Stated exercise | Look for the string "React" in the lines and copy each line that has it.
┌──
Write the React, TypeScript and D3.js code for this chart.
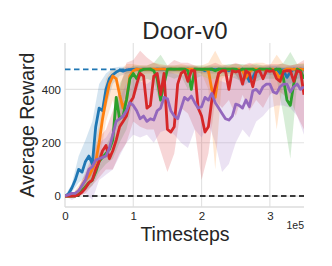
import React, { useEffect, useRef } from 'react';
import * as d3 from 'd3';

// timesteps for the mean curves (every 5k) and for the shaded bands (every 10k)
const steps = d3.range(0, 350001, 5000);
const bandSteps = d3.range(0, 350001, 10000);

const yTicks = [0, 200, 400];
const xTicks = [0, 100000, 200000, 300000];
const xTickLabels = ['0', '1', '2', '3'];

const demoLevel = 475;
const zeroLevel = 0;

// mean reward, one value per 5k steps
const blueMean = [
  0, 8, 30, 60, 100, 90, 130, 150, 120, 260, 330, 320, 400, 440, 455, 465, 472, 468, 473, 474,
  475, 476, 475, 476, 475, 476, 474, 476, 475, 476, 475, 476, 474, 475, 476, 475, 476, 474, 476, 475,
  476, 470, 475, 476, 474, 476, 475, 476, 470, 476, 475, 472, 476, 460, 430, 445, 470, 476, 475, 470,
  476, 474, 476, 460, 470, 445, 465, 476, 470, 476, 472,
];
const orangeMean = [
  0, 0, 0, 5, 15, 40, 60, 75, 100, 130, 200, 290, 360, 420, 450, 440, 380, 330, 360, 450,
  470, 476, 474, 476, 475, 476, 476, 475, 476, 476, 474, 476, 476, 475, 476, 476, 475, 476, 476, 475,
  476, 476, 470, 400, 370, 460, 476, 475, 476, 476, 475, 476, 470, 445, 465, 476, 476, 475, 476, 470,
  476, 476, 460, 440, 470, 476, 476, 475, 476, 476, 474,
];
const greenMean = [
  0, 0, 0, 0, 5, 20, 35, 50, 60, 90, 130, 145, 160, 175, 210, 370, 290, 300, 360, 440,
  460, 440, 470, 475, 476, 476, 470, 440, 360, 420, 476, 476, 476, 476, 476, 476, 470, 400, 476, 476,
  475, 476, 476, 476, 470, 476, 476, 476, 476, 476, 476, 470, 476, 476, 476, 476, 470, 476, 476, 476,
  476, 470, 476, 476, 440, 360, 340, 420, 476, 470, 440,
];
const redMean = [
  0, 0, 0, 0, 5, 15, 30, 50, 60, 100, 130, 170, 190, 140, 170, 210, 260, 280, 300, 350,
  370, 420, 460, 450, 330, 340, 450, 460, 380, 460, 250, 240, 260, 420, 460, 470, 430, 470, 470, 330,
  300, 240, 260, 360, 410, 460, 470, 470, 400, 470, 465, 470, 420, 470, 460, 410, 465, 470, 440, 470,
  468, 470, 440, 430, 468, 470, 470, 430, 470, 465, 380,
];
const purpleMean = [
  0, 5, 10, 10, 20, 40, 60, 100, 110, 135, 140, 145, 150, 180, 230, 280, 290, 300, 320, 350,
  340, 320, 290, 300, 280, 290, 285, 320, 330, 370, 365, 320, 300, 290, 330, 370, 360, 375, 350, 330,
  335, 370, 360, 385, 350, 330, 310, 290, 285, 300, 345, 340, 330, 360, 335, 395, 400, 385, 410, 420,
  420, 390, 385, 410, 420, 420, 390, 410, 420, 400, 410,
];

// band bounds, one value per 10k steps
const blueLo = [0, 15, 50, 70, 90, 230, 330, 420, 450, 460, 465, 465, 465, 465, 465, 465, 465, 465, 465, 465, 460, 460, 460, 460, 460, 455, 410, 430, 440, 455, 455, 450, 430, 420, 440, 445];
const blueHi = [0, 45, 150, 210, 280, 420, 460, 480, 485, 485, 485, 485, 485, 485, 485, 485, 485, 485, 485, 485, 485, 485, 485, 485, 485, 485, 485, 485, 485, 485, 485, 485, 485, 485, 485, 485];
const orangeLo = [0, 0, 5, 30, 60, 120, 280, 360, 250, 420, 460, 455, 460, 460, 460, 460, 460, 460, 460, 460, 460, 400, 100, 440, 460, 455, 420, 460, 460, 460, 460, 250, 440, 460, 460, 460];
const orangeHi = [0, 5, 40, 80, 140, 270, 440, 480, 470, 495, 495, 490, 490, 500, 495, 490, 490, 495, 490, 490, 490, 500, 545, 495, 490, 495, 490, 495, 500, 500, 490, 530, 495, 490, 495, 500];
const greenLo = [0, 0, 0, 20, 40, 90, 120, 140, 200, 250, 360, 430, 440, 430, 340, 450, 440, 450, 400, 440, 450, 440, 440, 450, 450, 440, 430, 440, 430, 440, 440, 440, 300, 140, 420, 400];
const greenHi = [0, 5, 20, 70, 100, 160, 190, 240, 420, 470, 490, 490, 490, 500, 530, 490, 490, 490, 490, 490, 490, 490, 490, 490, 495, 495, 495, 490, 495, 490, 490, 490, 500, 540, 495, 495];
const redLo = [0, 0, 0, 10, 40, 70, 100, 100, 160, 200, 280, 260, 250, 250, 170, 90, 160, 330, 310, 250, 60, 160, 360, 330, 360, 300, 380, 320, 360, 330, 380, 400, 380, 360, 300, 250];
const redHi = [0, 5, 30, 90, 150, 220, 250, 320, 400, 500, 510, 545, 520, 500, 490, 490, 510, 500, 500, 490, 480, 490, 500, 490, 490, 500, 490, 500, 490, 490, 495, 495, 495, 490, 495, 510];
const purpleLo = [0, -15, 0, 10, -15, 60, 80, 100, 150, 200, 230, 220, 230, 200, 240, 250, 230, 200, 180, 250, 220, 270, 200, 90, 120, 200, 250, 220, 280, 300, 330, 340, 340, 330, 300, 230];
const purpleHi = [0, 5, 30, 80, 130, 200, 220, 260, 370, 420, 450, 430, 420, 440, 480, 470, 460, 450, 460, 470, 450, 440, 440, 430, 420, 460, 470, 470, 480, 480, 490, 490, 480, 490, 490, 490];

const series = [
  { color: '#1f77b4', mean: blueMean, lo: blueLo, hi: blueHi },
  { color: '#ff7f0e', mean: orangeMean, lo: orangeLo, hi: orangeHi },
  { color: '#2ca02c', mean: greenMean, lo: greenLo, hi: greenHi },
  { color: '#d62728', mean: redMean, lo: redLo, hi: redHi },
  { color: '#9467bd', mean: purpleMean, lo: purpleLo, hi: purpleHi },
];

const W = 332;
const H = 266;
const FONT = "'Liberation Sans', Arial, sans-serif";

const App: React.FC = () => {
  const svgRef = useRef<SVGSVGElement>(null);

  useEffect(() => {
    if (!svgRef.current) return;
    const svg = d3.select(svgRef.current);
    svg.selectAll('*').remove();

    const left = 65, right = 304, top = 43, bottom = 207;
    const x = d3.scaleLinear().domain([0, 350000]).range([left, right]);
    const y = d3.scaleLinear().domain([-41, 574]).range([bottom, top]);

    svg.append('rect').attr('width', W).attr('height', H).attr('fill', '#fff');

    // grid
    const grid = svg.append('g');
    grid
      .selectAll('.hgrid')
      .data(yTicks)
      .enter()
      .append('line')
      .attr('x1', left)
      .attr('x2', right)
      .attr('y1', (d) => y(d))
      .attr('y2', (d) => y(d))
      .style('stroke', '#e3e3e3')
      .style('stroke-width', 1.2);
    grid
      .selectAll('.vgrid')
      .data(xTicks.slice(1))
      .enter()
      .append('line')
      .attr('x1', (d) => x(d))
      .attr('x2', (d) => x(d))
      .attr('y1', top)
      .attr('y2', bottom)
      .style('stroke', '#e3e3e3')
      .style('stroke-width', 1.2);

    // spines (left + bottom only)
    svg.append('line').attr('x1', left).attr('x2', left).attr('y1', top).attr('y2', bottom)
      .style('stroke', '#dcdcdc').style('stroke-width', 1.3);
    svg.append('line').attr('x1', left).attr('x2', right).attr('y1', bottom).attr('y2', bottom)
      .style('stroke', '#dcdcdc').style('stroke-width', 1.3);

    svg.append('defs').append('clipPath').attr('id', 'plotclip')
      .append('rect').attr('x', left).attr('y', top).attr('width', right - left).attr('height', bottom - top);

    const plot = svg.append('g').attr('clip-path', 'url(#plotclip)');

    // shaded bands
    series.forEach((s) => {
      const area = d3
        .area<number>()
        .x((_, i) => x(bandSteps[i]))
        .y0((_, i) => y(s.lo[i]))
        .y1((_, i) => y(s.hi[i]));
      plot.append('path').datum(s.lo).attr('d', area).style('fill', s.color).style('opacity', 0.19);
    });

    // reference levels
    plot.append('line').attr('x1', left).attr('x2', right)
      .attr('y1', y(demoLevel)).attr('y2', y(demoLevel))
      .style('stroke', '#1f77b4').style('stroke-width', 1.6).style('stroke-dasharray', '5.5,3.5');
    plot.append('line').attr('x1', left).attr('x2', right)
      .attr('y1', y(zeroLevel)).attr('y2', y(zeroLevel))
      .style('stroke', '#000').style('stroke-width', 1.6).style('stroke-dasharray', '5.5,3.5');

    // mean curves
    series.forEach((s) => {
      const line = d3
        .line<number>()
        .x((_, i) => x(steps[i]))
        .y((d) => y(d));
      plot.append('path').datum(s.mean).attr('d', line)
        .style('fill', 'none').style('stroke', s.color).style('stroke-width', 2.8)
        .style('stroke-linejoin', 'round');
    });

    // axes
    const xAxis = svg.append('g').attr('transform', `translate(0,${bottom})`)
      .call(d3.axisBottom(x).tickValues(xTicks).tickSize(0).tickPadding(5)
        .tickFormat((_, i) => xTickLabels[i]));
    const yAxis = svg.append('g').attr('transform', `translate(${left},0)`)
      .call(d3.axisLeft(y).tickValues(yTicks).tickSize(0).tickPadding(4));
    [xAxis, yAxis].forEach((a) => {
      a.select('.domain').remove();
      a.selectAll('text').style('font-family', FONT).style('font-size', '11.5px').style('fill', '#262626');
    });

    svg.append('text').attr('x', 185).attr('y', 39).attr('text-anchor', 'middle')
      .style('font-family', FONT).style('font-size', '24px').style('fill', '#262626').text('Door-v0');
    svg.append('text').attr('x', 185).attr('y', 241).attr('text-anchor', 'middle')
      .style('font-family', FONT).style('font-size', '19.5px').style('fill', '#262626').text('Timesteps');
    svg.append('text').attr('x', 304).attr('y', 229).attr('text-anchor', 'end')
      .style('font-family', FONT).style('font-size', '10.5px').style('fill', '#262626').text('1e5');
    svg.append('text').attr('transform', 'translate(34,125) rotate(-90)').attr('text-anchor', 'middle')
      .style('font-family', FONT).style('font-size', '19.5px').style('fill', '#262626').text('Average Reward');
  }, []);

  return (
    <div style={{ position: 'absolute', left: 0, top: 0 }}>
      <svg ref={svgRef} width={W} height={H} style={{ display: 'block' }} />
    </div>
  );
};

export default App;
└──
Response below |
Write the React, TypeScript and D3.js code for this chart.
import React, { useEffect, useRef } from 'react';
const App: React.FC = () => {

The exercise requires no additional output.